Their live feed of the launch crashed and their twitter feed was full of retweets of each other’s sales pitch.
I would of loved to show you a screen shot of their new product, or provide you with more information but… (hint, hint)

Tibco offer tibbr at $12 per user per month.
IBM offer Blueworks Live at $10 per user per month (contributor) and $50 (editor).
Both affordable solutions.

So what features does tibbr offer?
tibbr connects with Facebook, Twitter, and LinkedIn, interacts with the other business IT applications in the organisation.
Integrates with the organization’s LDAP, to find colleagues through profiles that display names, pictures, departments and descriptions.
You can follow “subjects”, not just people.
You can choose to receive posts as emails or SMS notifications and reply directly, with responses showing up instantly in the proper stream.
Works with Phone, Droid, Blackberry and iPad


Responses

  1. Hi Adam,
    Great to see that you are positioning tibbr with BPM in the enterprise both to highlight social + biz process, and to call out Tibco’s strong standing as provider of infrastructure solutions including data integration. Several analysts and writers solely looking at tibbr in the context of social solutions failed to understand the above. As a newly re-made solution, tibbr has a ways to go to fully develop but I like how it looks coming out of the gate. Other capabilities that matter: tibbr incorporates bi-directional feeds and events.

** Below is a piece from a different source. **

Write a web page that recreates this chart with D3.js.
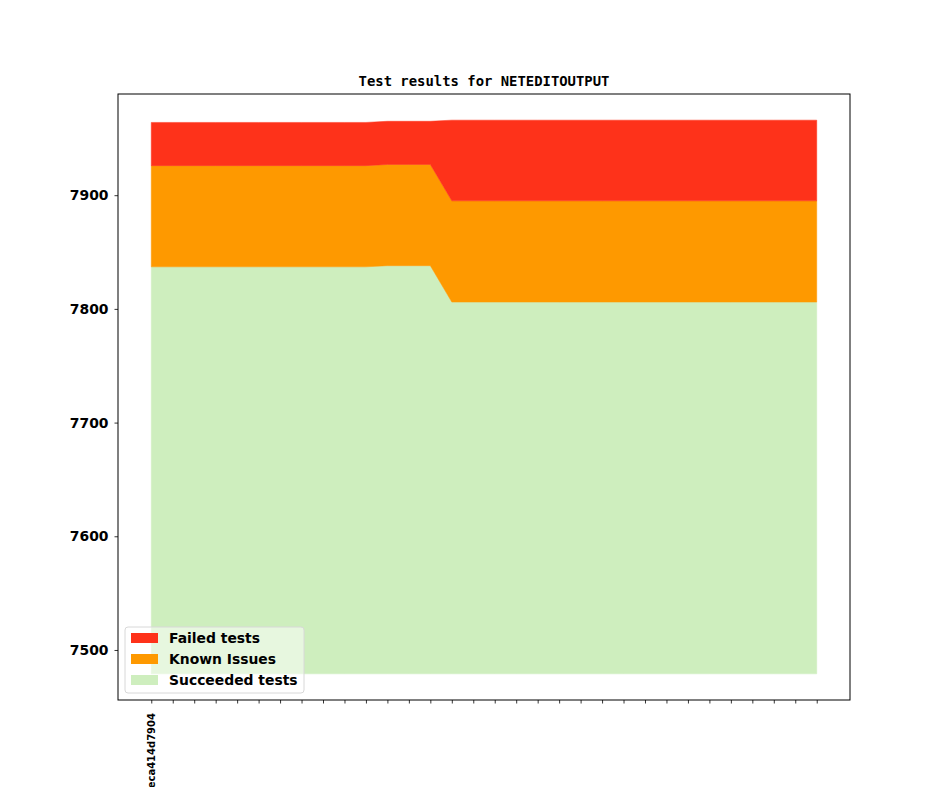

    For some sources that provide more info & thoughts on tibbr, you might take a look at two articles by Dennis Howlett @dahowlett: http://zd.net/hYTkrA and http://zd.net/h1IfHX Dennis has a nice statement re tibbr: “It intelligently marries people, process and context, delivering information the way people want to consume.” Also Jacob Morgan’s article in CMS Wire covers some good points and provides some screen shots: http://bit.ly/hnQL9S
    Best,
    Julie

  2. Hi Julie,

    Thanks for the additional information.